Understanding General Risks

Preferred stocks are sensitive to interest rate fluctuations. Typically offering fixed dividend yields between 5% and 6%, their prices tend to fall when prevailing interest rates rise. For instance, if Treasury yields approach the dividend yield of a preferred stock, investors may shift funds to Treasuries, perceived as safer, causing preferred stock prices to drop.

Call risk is another consideration. Issuers of callable preferred stock can redeem shares at specified prices when interest rates decline, then issue new shares with lower yields.

Preferred stocks also carry liquidation risk similar to common stocks. In bankruptcy scenarios, creditors and bondholders are paid before preferred stockholders.

Important Note

Preferred stockholders have a higher claim on assets than common stockholders in liquidation events.

Specific Risks to Consider

Credit rating agencies such as Moody's, Standard & Poor's, and Fitch assess preferred stocks similarly to bonds. While some preferred stocks hold investment-grade ratings, many fall below BBB and are classified as speculative or junk.

Preferred stock ETFs vary in their exposure to investment-grade versus speculative stocks. Understanding an ETF’s investment strategy and sector allocation is vital, especially given sector-specific risks like those seen in oil and gas.

Popular Preferred Stock ETFs in 2024

iShares U.S. Preferred Stock ETF (PFF)

PFF is the largest preferred stock ETF with $13.6 billion in assets and a trailing 12-month dividend yield of 6.87%. It charges an expense ratio of 0.46% and tracks the S&P U.S. Preferred Stock Index.

Its 449 holdings are heavily weighted in financials (37.2%), insurance (13.7%), real estate investment trusts (13.2%), and utilities (10.9%).

Important

The heavy concentration in financial and utility sectors limits diversification, which may deter risk-averse investors concerned about exposure to financial crises.

First Trust Preferred Securities and Income ETF (FPE)

With $5.32 billion in net assets, FPE holds 246 positions and offers a 6.24% trailing dividend yield. This actively managed ETF carries an expense ratio of 0.85%.

Only 32% of FPE’s holdings are investment grade, while 65% are speculative grade and 3.37% unrated. The portfolio is concentrated in financials (banks 43.2%, insurance 19.3%), oil and gas (8.14%), capital markets (7.38%), and multi-utilities (4.06%).

Preferred Stock vs. Common Stock

Preferred stock represents equity ownership but differs from common stock by prioritizing dividend payments and asset claims without voting rights. Dividends are fixed as a percentage of investment, appealing to income-focused investors.

Trading Preferred Stock

Preferred stocks trade on exchanges with unique ticker symbols distinguishing them from common shares. For example, Alphabet’s common stock trades as GOOGL, while its preferred stock trades as GOOG.

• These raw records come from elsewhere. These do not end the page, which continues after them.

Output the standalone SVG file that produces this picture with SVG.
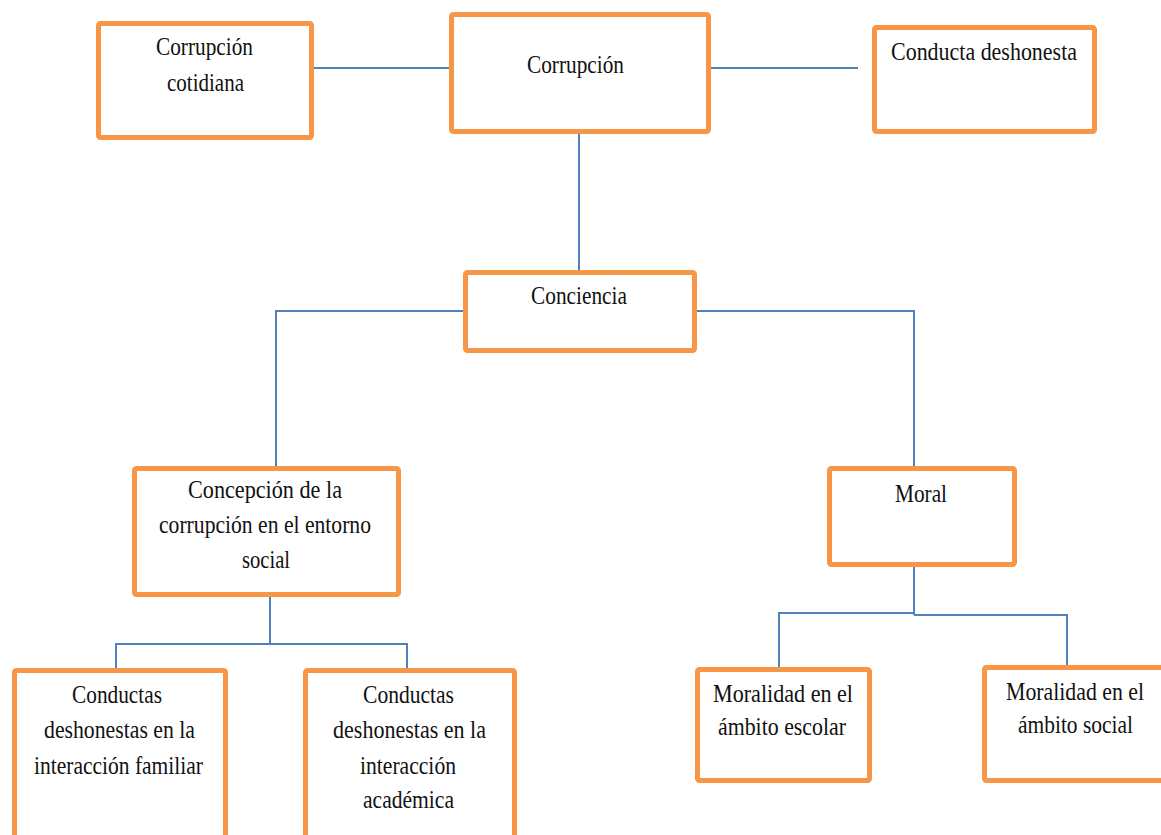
<svg xmlns="http://www.w3.org/2000/svg" width="1161" height="835" viewBox="0 0 1161 835">
<style>
.box{fill:#fff;stroke:#F79646;stroke-width:5;}
.t{font-family:"Liberation Serif","Times New Roman",serif;font-size:25px;fill:#111;}
.c{fill:none;stroke:#4F81BD;stroke-width:2;}
</style>
<rect x="0" y="0" width="1161" height="835" fill="#fff"/>
<g id="connectors">
<path class="c" d="M314 68 H449"/>
<path class="c" d="M711 68 H858"/>
<path class="c" d="M579 134 V270"/>
<path class="c" d="M463 311 H276 V466"/>
<path class="c" d="M697 311 H914 V466"/>
<path class="c" d="M270 597 V644"/>
<path class="c" d="M116 670 V644 H407 V670"/>
<path class="c" d="M914 567 V615"/>
<path class="c" d="M779 668 V613 H914"/>
<path class="c" d="M914 615 H1067 V665"/>
</g>
<g id="corrupcion-cotidiana">
<rect class="box" x="98.5" y="23.5" width="213" height="114" rx="2"/>
<text class="t" x="156" y="55" textLength="97" lengthAdjust="spacingAndGlyphs">Corrupción</text>
<text class="t" x="167" y="91" textLength="77" lengthAdjust="spacingAndGlyphs">cotidiana</text>
</g>
<g id="corrupcion">
<rect class="box" x="451.5" y="14.5" width="257" height="117" rx="2"/>
<text class="t" x="527" y="73" textLength="97" lengthAdjust="spacingAndGlyphs">Corrupción</text>
</g>
<g id="conducta-deshonesta">
<rect class="box" x="874.5" y="27.5" width="220" height="104" rx="2"/>
<text class="t" x="891" y="60" textLength="186" lengthAdjust="spacingAndGlyphs">Conducta deshonesta</text>
</g>
<g id="conciencia">
<rect class="box" x="465.5" y="272.5" width="229" height="78" rx="2"/>
<text class="t" x="531" y="304" textLength="96" lengthAdjust="spacingAndGlyphs">Conciencia</text>
</g>
<g id="concepcion">
<rect class="box" x="134.5" y="468.5" width="264" height="126" rx="2"/>
<text class="t" x="188" y="498" textLength="154" lengthAdjust="spacingAndGlyphs">Concepción de la</text>
<text class="t" x="159" y="533" textLength="212" lengthAdjust="spacingAndGlyphs">corrupción en el entorno</text>
<text class="t" x="242" y="568" textLength="48" lengthAdjust="spacingAndGlyphs">social</text>
</g>
<g id="moral">
<rect class="box" x="829.5" y="468.5" width="185" height="96" rx="2"/>
<text class="t" x="895" y="502" textLength="52" lengthAdjust="spacingAndGlyphs">Moral</text>
</g>
<g id="conductas-familiar">
<rect class="box" x="14.5" y="670.5" width="211" height="200" rx="2"/>
<text class="t" x="72" y="703" textLength="90" lengthAdjust="spacingAndGlyphs">Conductas</text>
<text class="t" x="44" y="738" textLength="151" lengthAdjust="spacingAndGlyphs">deshonestas en la</text>
<text class="t" x="34" y="774" textLength="169" lengthAdjust="spacingAndGlyphs">interacción familiar</text>
</g>
<g id="conductas-academica">
<rect class="box" x="305.5" y="670.5" width="209" height="200" rx="2"/>
<text class="t" x="363" y="703" textLength="91" lengthAdjust="spacingAndGlyphs">Conductas</text>
<text class="t" x="333" y="738" textLength="153" lengthAdjust="spacingAndGlyphs">deshonestas en la</text>
<text class="t" x="360" y="774" textLength="96" lengthAdjust="spacingAndGlyphs">interacción</text>
<text class="t" x="363" y="808" textLength="91" lengthAdjust="spacingAndGlyphs">académica</text>
</g>
<g id="moralidad-escolar">
<rect class="box" x="697.5" y="669.5" width="172" height="111" rx="2"/>
<text class="t" x="713" y="702" textLength="140" lengthAdjust="spacingAndGlyphs">Moralidad en el</text>
<text class="t" x="718" y="735" textLength="128" lengthAdjust="spacingAndGlyphs">ámbito escolar</text>
</g>
<g id="moralidad-social">
<rect class="box" x="984.5" y="667.5" width="200" height="113" rx="2"/>
<text class="t" x="1006" y="700" textLength="138" lengthAdjust="spacingAndGlyphs">Moralidad en el</text>
<text class="t" x="1018" y="733" textLength="115" lengthAdjust="spacingAndGlyphs">ámbito social</text>
</g>
</svg>
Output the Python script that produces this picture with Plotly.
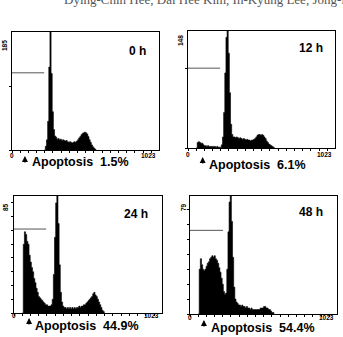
import numpy as np
import plotly.graph_objects as go

# ---------------- data ----------------
panel_titles = ["0 h", "12 h", "24 h", "48 h"]
apoptosis_pct = ["1.5%", "6.1%", "44.9%", "54.4%"]
y_max = [185, 148, 85, 79]
y_dtick = [100, 100, 10, 10]
bin_width = 8  # channels per histogram bin
bin_start = [224, 56, 56, 56]

counts_0h = [0, 6, 16, 45, 130, 185, 120, 60, 32, 22, 20,
             17, 18, 16, 17, 15, 16, 15, 14, 15,
             13, 12, 13, 12, 11, 12, 13, 12, 14,
             16, 19, 21, 24, 26, 27, 28, 27, 25, 21, 16, 12, 8, 5, 3, 1, 0]
counts_12h = [0, 7, 8, 7, 6, 6, 4, 3, 3, 2, 3, 2, 2, 2, 2, 2, 2, 1, 2, 1, 1, 1,
              4, 14, 45, 95, 140, 148, 120, 70, 30, 17,
              14, 14, 13, 14, 13, 12, 13, 12, 11, 12, 11, 10, 11, 10, 10, 9, 10, 10,
              11, 12, 14, 16, 17, 17, 16, 17, 16, 14, 12, 9, 7, 5, 4, 3, 2, 1, 0]
counts_24h = [0, 50, 59, 57, 52, 50, 42, 37, 33, 30, 25, 22, 18, 15, 12, 11, 10, 9,
              8, 7, 6, 6, 5, 5, 5, 6, 10, 28, 55, 80, 85, 65, 35, 15, 8, 5,
              4, 4, 3, 4, 3, 4, 3, 4, 3, 4, 3, 4, 4, 5, 4, 5, 5, 6, 6, 7, 8, 9,
              10, 11, 12, 14, 15, 13, 12, 10, 8, 6, 4, 2, 1, 0]
counts_48h = [0, 30, 37, 33, 30, 29, 30, 32, 34, 35, 37, 38, 39, 38, 39, 37, 36, 34,
              31, 28, 24, 20, 15, 13, 14, 30, 55, 75, 79, 62, 38, 18, 10, 8, 7, 6,
              6, 5, 6, 5, 5, 4, 5, 4, 4, 3, 4, 3, 3, 3, 3, 3, 3, 3, 4, 4, 4, 5, 5,
              4, 4, 3, 3, 2, 1, 1, 0]
all_counts = [counts_0h, counts_12h, counts_24h, counts_48h]

gate_end = [224, 224, 222, 230]      # channel where the M1 marker ends
gate_level = [121, 101, 61, 56]      # count level of the M1 marker
arrow_channel = [90, 102, 104, 97]

x_channel_max = 1023
header_text = "Dying-Chin Hee, Dai Hee Kim, In-Kyung Lee, Jong-Hoon Park"

# ---------------- layout geometry (pixels) ----------------
W, H = 343, 337
boxes = [(12, 159, 32, 150), (188, 335, 31, 148), (14, 162, 196, 313), (190, 337, 196, 314)]
title_pos = [(137, 51), (311, 48), (136, 214), (311, 212)]
ymax_label_pos = [(4, 46), (181, 41), (5, 207), (183, 207)]
apo_pos = [(80, 162), (257, 165), (87, 326), (263, 328)]
arrow_tip_y = [156, 157, 318, 320]
bottom_label_y = [155, 154, 315, 317]


def px(x):
    return x / W


def py(y):
    return 1 - y / H


fig = go.Figure()
annotations = []

for i in range(4):
    xa = "x" if i == 0 else f"x{i+1}"
    ya = "y" if i == 0 else f"y{i+1}"
    counts = all_counts[i]
    edges = bin_start[i] + bin_width * np.arange(len(counts))
    fig.add_trace(go.Scatter(
        x=edges, y=counts, mode="lines", line=dict(color="black", width=0.6, shape="hv"),
        fill="tozeroy", fillcolor="black", xaxis=xa, yaxis=ya, showlegend=False,
        hoverinfo="skip"))
    # M1 marker
    fig.add_trace(go.Scatter(
        x=[0, gate_end[i]], y=[gate_level[i], gate_level[i]], mode="lines",
        line=dict(color="#555555", width=1), xaxis=xa, yaxis=ya, showlegend=False,
        hoverinfo="skip"))

    l, r, t, b = boxes[i]
    axis_common = dict(showline=True, linecolor="black", linewidth=1, mirror=True,
                       showgrid=False, zeroline=False, showticklabels=False,
                       ticks="outside", ticklen=2, tickwidth=1, tickcolor="black")
    fig.layout[("xaxis" if i == 0 else f"xaxis{i+1}")] = dict(
        domain=[px(l), px(r)], range=[0, x_channel_max], anchor=ya,
        tick0=0, dtick=57, **axis_common)
    fig.layout[("yaxis" if i == 0 else f"yaxis{i+1}")] = dict(
        domain=[py(b), py(t)], range=[0, y_max[i]], anchor=xa,
        tick0=0, dtick=y_dtick[i], **axis_common)

    annotations.append(dict(x=px(title_pos[i][0]), y=py(title_pos[i][1]), xref="paper", yref="paper",
                            text=f"<b>{panel_titles[i]}</b>", showarrow=False,
                            font=dict(family="Liberation Sans", size=12, color="black"),
                            xanchor="center", yanchor="middle"))
    annotations.append(dict(x=px(ymax_label_pos[i][0]), y=py(ymax_label_pos[i][1]), xref="paper", yref="paper",
                            text=f"<b>{y_max[i]}</b>", showarrow=False, textangle=-90,
                            font=dict(family="Liberation Sans", size=6.5, color="black"),
                            xanchor="center", yanchor="middle"))
    annotations.append(dict(x=0, y=py(bottom_label_y[i]), xref=xa, yref="paper",
                            text="<b>0</b>", showarrow=False,
                            font=dict(family="Liberation Sans", size=6.5, color="black"),
                            xanchor="center", yanchor="middle"))
    annotations.append(dict(x=x_channel_max - 70, y=py(bottom_label_y[i]), xref=xa, yref="paper",
                            text="<b>1023</b>", showarrow=False,
                            font=dict(family="Liberation Sans Narrow, Liberation Sans", size=6.5, color="black"),
                            xanchor="center", yanchor="middle"))
    annotations.append(dict(x=arrow_channel[i], y=py(arrow_tip_y[i]), xref=xa, yref="paper",
                            text="", showarrow=True, ax=0, ay=8, axref="pixel", ayref="pixel",
                            arrowhead=2, arrowsize=1, arrowwidth=1.2, arrowcolor="black"))
    annotations.append(dict(x=px(apo_pos[i][0]), y=py(apo_pos[i][1]), xref="paper", yref="paper",
                            text=f"<b>Apoptosis\u00a0\u00a0{apoptosis_pct[i]}</b>", showarrow=False,
                            font=dict(family="Liberation Sans", size=12.5, color="black"),
                            xanchor="center", yanchor="middle"))

# cut-off running header at the top of the page
annotations.append(dict(x=px(62), y=py(9), xref="paper", yref="paper",
                        text=header_text, showarrow=False,
                        font=dict(family="Liberation Serif", size=13, color="#555555"),
                        xanchor="left", yanchor="bottom"))

fig.update_layout(width=W, height=H, margin=dict(l=0, r=0, t=0, b=0, pad=0),
                  paper_bgcolor="white", plot_bgcolor="white",
                  annotations=annotations, showlegend=False)

fig.write_html("out.html")
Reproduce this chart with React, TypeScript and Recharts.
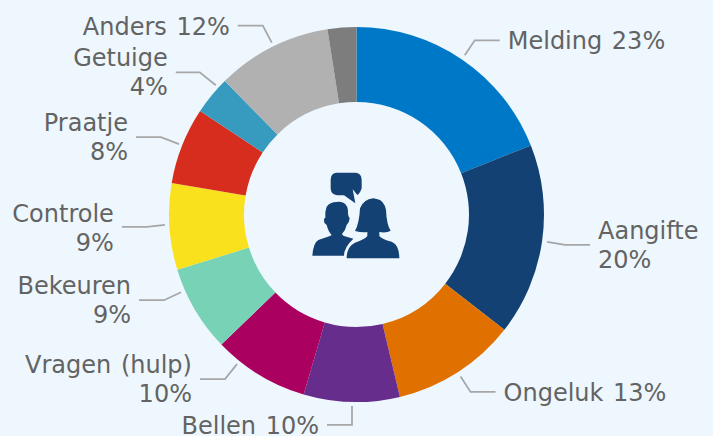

Drawbacks of Preferred Stock Investing

Due to fixed dividends, preferred stocks are highly sensitive to interest rate changes. Rising rates can reduce market value and liquidity, forcing sellers to accept discounts.

Conclusion

Preferred stock ETFs specialize in preferred shares, offering higher income potential but also carrying risks such as interest rate sensitivity, call risk, and limited diversification. Investors should carefully assess these factors and ETF strategies before investing.